* Task directions
Under this line sits a listing. Repeat exactly and only its lines from the one holding "Rebuild this chart" through the one holding "const grid = yTicks.filter(t => t > 0);"; skip pictures.

* Dataset records
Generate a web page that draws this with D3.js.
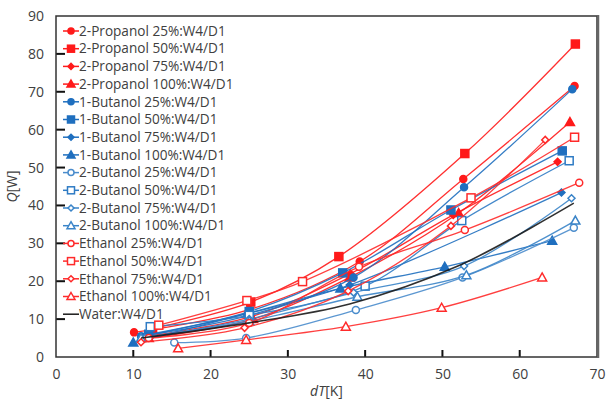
<!DOCTYPE html>
<html>
<head>
<meta charset="utf-8">
<script src="https://cdn.jsdelivr.net/npm/d3@7"></script>
<style>
  body { margin: 0; background: #fff; }
  text { font-family: "Open Sans", "Liberation Sans", sans-serif; }
</style>
</head>
<body>
<div id="chart-area"></div>
<script>
// series names, in legend order
var seriesNames = [
    "2-Propanol 25%:W4/D1", "2-Propanol 50%:W4/D1", "2-Propanol 75%:W4/D1", "2-Propanol 100%:W4/D1",
    "1-Butanol 25%:W4/D1", "1-Butanol 50%:W4/D1", "1-Butanol 75%:W4/D1", "1-Butanol 100%:W4/D1",
    "2-Butanol 25%:W4/D1", "2-Butanol 50%:W4/D1", "2-Butanol 75%:W4/D1", "2-Butanol 100%:W4/D1",
    "Ethanol 25%:W4/D1", "Ethanol 50%:W4/D1", "Ethanol 75%:W4/D1", "Ethanol 100%:W4/D1",
    "Water:W4/D1"
];

// dT [K] values, one array per series
var dT = [
    [10.1, 25.0, 39.3, 52.7, 67.1],
    [12.5, 25.2, 36.6, 52.9, 67.2],
    [11.5, 25.0, 38.1, 51.4, 64.9],
    [12.0, 25.5, 38.0, 52.1, 66.5],
    [11.0, 25.0, 38.5, 52.8, 66.8],
    [12.0, 25.0, 37.1, 51.1, 65.5],
    [11.5, 24.8, 38.0, 65.4],
    [10.0, 24.8, 36.8, 50.3, 64.2],
    [15.3, 24.6, 38.8, 52.6, 67.0],
    [12.2, 25.0, 40.0, 52.5, 66.4],
    [11.5, 25.0, 38.5, 52.8, 66.7],
    [11.0, 25.0, 39.0, 53.1, 67.2],
    [12.0, 25.0, 39.2, 52.9, 67.7],
    [13.3, 24.7, 31.9, 53.7, 67.1],
    [11.0, 24.4, 37.8, 51.1, 63.3],
    [15.8, 24.6, 37.5, 49.9, 62.9],
    [11.0, 25.0, 38.0, 52.0, 67.0]
];

// Q [W] values
var Q = [
    [6.5, 12.5, 25.2, 47.0, 71.5],
    [7.5, 14.5, 26.5, 53.7, 82.6],
    [5.5, 10.5, 22.0, 37.5, 51.5],
    [5.0, 10.0, 21.0, 38.0, 62.0],
    [5.5, 11.0, 21.0, 44.8, 70.7],
    [6.0, 12.0, 22.2, 38.8, 54.4],
    [5.5, 11.5, 19.0, 43.4],
    [3.8, 11.5, 18.1, 23.8, 30.7],
    [3.8, 5.0, 12.4, 21.0, 34.1],
    [8.0, 11.0, 18.7, 36.0, 51.8],
    [5.0, 10.0, 17.0, 24.0, 41.9],
    [5.0, 9.5, 15.9, 21.6, 36.0],
    [5.0, 9.0, 23.8, 33.5, 46.0],
    [8.4, 14.9, 19.9, 42.0, 58.0],
    [3.9, 7.7, 17.4, 34.6, 57.3],
    [2.3, 4.5, 8.0, 13.0, 21.0],
    [5.0, 9.0, 14.0, 24.0, 40.6]
];

var markerShapes = ["circle", "square", "diamond", "triangle",
    "circle", "square", "diamond", "triangle",
    "circle", "square", "diamond", "triangle",
    "circle", "square", "diamond", "triangle", "none"];
var markerFilled = [true, true, true, true, true, true, true, true,
    false, false, false, false, false, false, false, false, false];
var seriesColors = ["#ff1a1a", "#ff1a1a", "#ff1a1a", "#ff1a1a",
    "#1f6fbf", "#1f6fbf", "#1f6fbf", "#1f6fbf",
    "#4a8ccc", "#2f7bc4", "#3a84c8", "#3a84c8",
    "#ff2a2a", "#ff2a2a", "#ff2a2a", "#ff2a2a", "#1a1a1a"];

var xTicks = [0, 10, 20, 30, 40, 50, 60, 70];
var yTicks = [0, 10, 20, 30, 40, 50, 60, 70, 80, 90];

var data = seriesNames.map(function (name, i) {
    return {
        name: name,
        shape: markerShapes[i],
        filled: markerFilled[i],
        color: seriesColors[i],
        points: dT[i].map(function (x, j) { return { x: x, y: Q[i][j] }; })
    };
});

var margin = { left: 56, right: 10, top: 16, bottom: 43 };
var fullW = 607, fullH = 400;
var width = fullW - margin.left - margin.right;
var height = fullH - margin.top - margin.bottom;

var svg = d3.select("#chart-area").append("svg")
    .attr("width", fullW)
    .attr("height", fullH);

var g = svg.append("g")
    .attr("transform", `translate(${margin.left}, ${margin.top})`);

var x = d3.scaleLinear().domain([0, 70]).range([0, width]);
var y = d3.scaleLinear().domain([0, 90]).range([height, 0]);

// axes with inside ticks
var xAxis = g.append("g")
    .attr("transform", `translate(0, ${height})`)
    .call(d3.axisBottom(x).tickValues(xTicks).tickSize(0).tickPadding(12));
var yAxis = g.append("g")
    .call(d3.axisLeft(y).tickValues(yTicks).tickSize(0).tickPadding(12));
[xAxis, yAxis].forEach(function (a) {
    a.select(".domain").remove();
    a.selectAll("text").attr("font-size", "14px").attr("fill", "#404040")
        .style("font-family", "'Open Sans', sans-serif");
});

g.selectAll(".xtick")
    .data(xTicks.slice(1, -1))
    .enter().append("line")
    .attr("x1", function (d) { return x(d); })
    .attr("x2", function (d) { return x(d); })
    .attr("y1", height)
    .attr("y2", height - 7)
    .attr("stroke", "#111")
    .attr("stroke-width", 2);

g.selectAll(".ytick")
    .data(yTicks.slice(1, -1))
    .enter().append("line")
    .attr("x1", 0)
    .attr("x2", 9)
    .attr("y1", function (d) { return y(d); })
    .attr("y2", function (d) { return y(d); })
    .attr("stroke", "#111")
    .attr("stroke-width", 2);

// frame
g.append("rect")
    .attr("width", width)
    .attr("height", height)
    .attr("fill", "none")
    .attr("stroke", "#333")
    .attr("stroke-width", 1.5);
g.append("line")
    .attr("x1", width + 1).attr("x2", width + 1)
    .attr("y1", -1).attr("y2", height + 1)
    .attr("stroke", "#666").attr("stroke-width", 2.5);

// axis titles
svg.append("text")
    .attr("transform", `translate(17, ${margin.top + height / 2}) rotate(-90)`)
    .attr("text-anchor", "middle")
    .attr("font-size", "14px")
    .attr("fill", "#404040")
    .html("<tspan font-style='italic'>Q</tspan>[W]");
svg.append("text")
    .attr("x", margin.left + width / 2)
    .attr("y", 396)
    .attr("text-anchor", "middle")
    .attr("font-size", "14px")
    .attr("fill", "#404040")
    .html("<tspan font-style='italic'>dT</tspan>[K]");

// marker drawing helper
function drawMarker(sel, shape, filled, color, size) {
    var s = size / 2;
    var fill = filled ? color : "#fff";
    if (shape === "circle") {
        sel.append("circle").attr("r", s).attr("fill", fill).attr("stroke", color).attr("stroke-width", 1.5);
    } else if (shape === "square") {
        sel.append("rect").attr("x", -s).attr("y", -s).attr("width", size).attr("height", size)
            .attr("fill", fill).attr("stroke", color).attr("stroke-width", 1.5);
    } else if (shape === "diamond") {
        sel.append("path").attr("d", `M0,${-s}L${s},0L0,${s}L${-s},0Z`)
            .attr("fill", fill).attr("stroke", color).attr("stroke-width", 1.5);
    } else if (shape === "triangle") {
        sel.append("path").attr("d", `M0,${-s - 1}L${s + 1},${s}L${-s - 1},${s}Z`)
            .attr("fill", fill).attr("stroke", color).attr("stroke-width", 1.5);
    }
}

var line = d3.line()
    .x(function (d) { return x(d.x); })
    .y(function (d) { return y(d.y); })
    .curve(d3.curveCatmullRom.alpha(0.5));

// series
data.forEach(function (s) {
    var sg = g.append("g");
    sg.append("path")
        .datum(s.points)
        .attr("d", line)
        .attr("fill", "none")
        .attr("stroke", s.color)
        .attr("stroke-width", s.shape === "none" ? 1.6 : 1.3)
        .attr("stroke-opacity", 0.9);
    if (s.shape !== "none") {
        sg.selectAll(".pt")
            .data(s.points)
            .enter().append("g")
            .attr("transform", function (d) { return `translate(${x(d.x)}, ${y(d.y)})`; })
            .each(function () {
                drawMarker(d3.select(this), s.shape, s.filled, s.color, s.shape === "square" ? 8 : 7);
            });
    }
});

// legend
var legend = svg.append("g")
    .attr("transform", "translate(71, 31)");
var rows = legend.selectAll(".row")
    .data(data)
    .enter().append("g")
    .attr("transform", function (d, i) { return `translate(0, ${i * 17.7})`; });
rows.append("line")
    .attr("x1", -8).attr("x2", 8)
    .attr("stroke", function (d) { return d.color; })
    .attr("stroke-width", 1.5);
rows.each(function (d) {
    drawMarker(d3.select(this), d.shape, d.filled, d.color, d.shape === "square" ? 7 : 6);
});
rows.append("text")
    .attr("x", 8)
    .attr("dy", "0.35em")
    .attr("font-size", "13.6px")
    .attr("fill", "#404040")
    .text(function (d) { return d.name; });
</script>
</body>
</html>
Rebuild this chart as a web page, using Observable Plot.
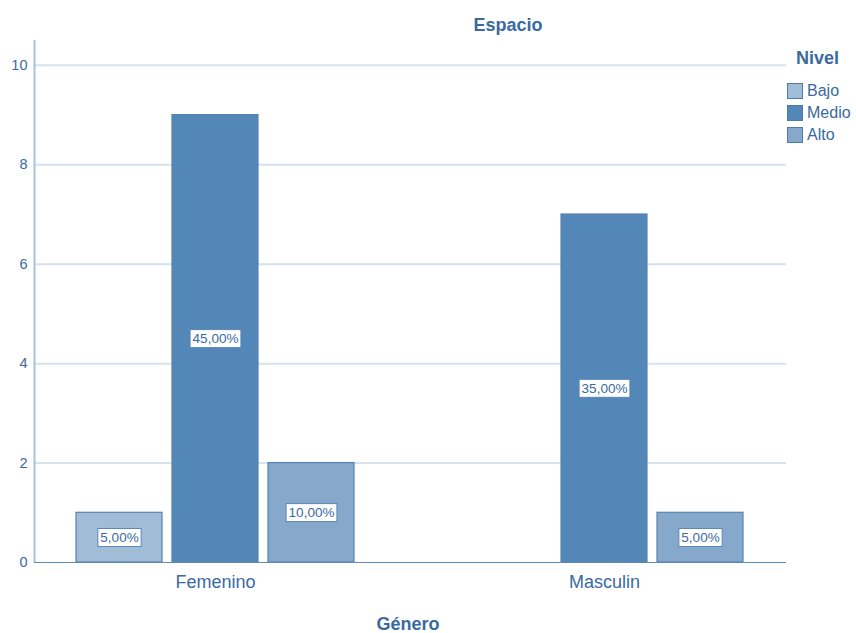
<!DOCTYPE html>
<html>
<head>
<meta charset="utf-8">
<script src="https://cdn.jsdelivr.net/npm/d3@7"></script>
<script src="https://cdn.jsdelivr.net/npm/@observablehq/plot@0.6"></script>
<style>
  body { margin: 0; background: #fff; font-family: Arial, "Liberation Sans", sans-serif; }
  #wrap { position: relative; width: 856px; height: 633px; }
  .ov { position: absolute; color: #3a6aa0; white-space: nowrap; }
  .title { font-weight: bold; font-size: 18px; }
  .legend-item { position: absolute; left: 787px; font-size: 16px; color: #3a6aa0; display: flex; align-items: center; }
  .sw { width: 16px; height: 16px; box-sizing: border-box; border: 1.5px solid #4d7cab; margin-right: 4px; }
</style>
</head>
<body>
<div id="wrap"></div>
<script>
const generos = ["Femenino", "Masculin"];
const niveles = ["Bajo", "Medio", "Alto"];
const recuentoFemenino = [1, 9, 2];
const recuentoMasculin = [0, 7, 1];
const pctFemenino = ["5,00%", "45,00%", "10,00%"];
const pctMasculin = ["0,00%", "35,00%", "5,00%"];
const yTicks = [0, 2, 4, 6, 8, 10];
const colores = ["#a1bcd7", "#5387b8", "#86a9cb"];

const textColor = "#3a6aa0";
const data = [];
niveles.forEach((n, i) => data.push({genero: generos[0], nivel: n, count: recuentoFemenino[i], pct: pctFemenino[i]}));
niveles.forEach((n, i) => data.push({genero: generos[1], nivel: n, count: recuentoMasculin[i], pct: pctMasculin[i]}));
const shown = data.filter(d => d.count > 0);
const grid = yTicks.filter(t => t > 0);

const chart = Plot.plot({
  width: 856,
  height: 633,
  marginLeft: 33,
  marginRight: 71,
  marginTop: 40,
  marginBottom: 71,
  style: {fontFamily: "Arial, 'Liberation Sans', sans-serif", background: "transparent"},
  fx: {domain: generos, paddingInner: 111 / 389, paddingOuter: 42.5 / 389, label: null},
  x: {domain: niveles, paddingInner: 10 / 96, paddingOuter: 0, axis: null},
  y: {domain: [0, 10.5], label: null},
  color: {domain: niveles, range: colores},
  marks: [
    Plot.ruleY(grid, {fx: () => generos[0], stroke: "#d6e2ee", strokeWidth: 2, insetLeft: -42, insetRight: -111}),
    Plot.ruleY(grid, {fx: () => generos[1], stroke: "#d6e2ee", strokeWidth: 2, insetLeft: 0, insetRight: -43}),
    Plot.ruleX([0], {fx: () => generos[0], x: () => niveles[0], y1: 0, y2: 10.5, dx: -85, stroke: "#a9c2dc", strokeWidth: 2}),
    Plot.axisY({ticks: yTicks, tickSize: 0, tickPadding: 7, dx: -42, fontSize: 14.5, fill: textColor, label: null}),
    Plot.barY(shown, {fx: "genero", x: "nivel", y: "count", fill: "nivel", stroke: "#5583b1", strokeWidth: 1.2}),
    Plot.ruleY([0], {fx: () => generos[0], stroke: "#5e8ab6", strokeWidth: 1.2, insetLeft: -42, insetRight: -111}),
    Plot.ruleY([0], {fx: () => generos[1], stroke: "#5e8ab6", strokeWidth: 1.2, insetLeft: 0, insetRight: -43}),
    Plot.text(shown, {fx: "genero", x: "nivel", y: d => d.count / 2, text: "pct", fill: textColor, fontSize: 13.5}),
    Plot.axisFx({anchor: "bottom", tickSize: 0, tickPadding: 13, fontSize: 18, fill: textColor, label: null})
  ]
});

const wrap = document.getElementById("wrap");
wrap.appendChild(chart);

// white boxes behind percentage labels
d3.select(chart).selectAll("text").filter(function() {
  return /%$/.test(this.textContent.trim());
}).each(function() {
  const b = this.getBBox();
  const parent = this.parentNode;
  const rect = document.createElementNS("http://www.w3.org/2000/svg", "rect");
  const t = this.getAttribute("transform");
  if (t) rect.setAttribute("transform", t);
  rect.setAttribute("x", b.x - 2.5);
  rect.setAttribute("y", b.y - 1.5);
  rect.setAttribute("width", b.width + 5);
  rect.setAttribute("height", b.height + 3);
  rect.setAttribute("fill", "#fff");
  rect.setAttribute("stroke", "#5a86b3");
  rect.setAttribute("stroke-width", 1);
  parent.insertBefore(rect, this);
});

function addDiv(cls, text, style) {
  const el = document.createElement("div");
  el.className = cls;
  el.textContent = text;
  Object.assign(el.style, style);
  wrap.appendChild(el);
  return el;
}
addDiv("ov title", "Espacio", {left: "508px", top: "15px", transform: "translateX(-50%)"});
addDiv("ov title", "Género", {left: "408px", top: "614px", transform: "translateX(-50%)", fontSize: "18px"});
addDiv("ov title", "Nivel", {left: "796px", top: "48px"});
niveles.forEach((n, i) => {
  const item = document.createElement("div");
  item.className = "legend-item";
  item.style.top = (82 + i * 22) + "px";
  const sw = document.createElement("div");
  sw.className = "sw";
  sw.style.background = colores[i];
  item.appendChild(sw);
  item.appendChild(document.createTextNode(n));
  wrap.appendChild(item);
});
</script>
</body>
</html>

* Correct result
Rebuild this chart as a web page, using Observable Plot.
<!DOCTYPE html>
<html>
<head>
<meta charset="utf-8">
<script src="https://cdn.jsdelivr.net/npm/d3@7"></script>
<script src="https://cdn.jsdelivr.net/npm/@observablehq/plot@0.6"></script>
<style>
  body { margin: 0; background: #fff; font-family: Arial, "Liberation Sans", sans-serif; }
  #wrap { position: relative; width: 856px; height: 633px; }
  .ov { position: absolute; color: #3a6aa0; white-space: nowrap; }
  .title { font-weight: bold; font-size: 18px; }
  .legend-item { position: absolute; left: 787px; font-size: 16px; color: #3a6aa0; display: flex; align-items: center; }
  .sw { width: 16px; height: 16px; box-sizing: border-box; border: 1.5px solid #4d7cab; margin-right: 4px; }
</style>
</head>
<body>
<div id="wrap"></div>
<script>
const generos = ["Femenino", "Masculin"];
const niveles = ["Bajo", "Medio", "Alto"];
const recuentoFemenino = [1, 9, 2];
const recuentoMasculin = [0, 7, 1];
const pctFemenino = ["5,00%", "45,00%", "10,00%"];
const pctMasculin = ["0,00%", "35,00%", "5,00%"];
const yTicks = [0, 2, 4, 6, 8, 10];
const colores = ["#a1bcd7", "#5387b8", "#86a9cb"];

const textColor = "#3a6aa0";
const data = [];
niveles.forEach((n, i) => data.push({genero: generos[0], nivel: n, count: recuentoFemenino[i], pct: pctFemenino[i]}));
niveles.forEach((n, i) => data.push({genero: generos[1], nivel: n, count: recuentoMasculin[i], pct: pctMasculin[i]}));
const shown = data.filter(d => d.count > 0);
const grid = yTicks.filter(t => t > 0);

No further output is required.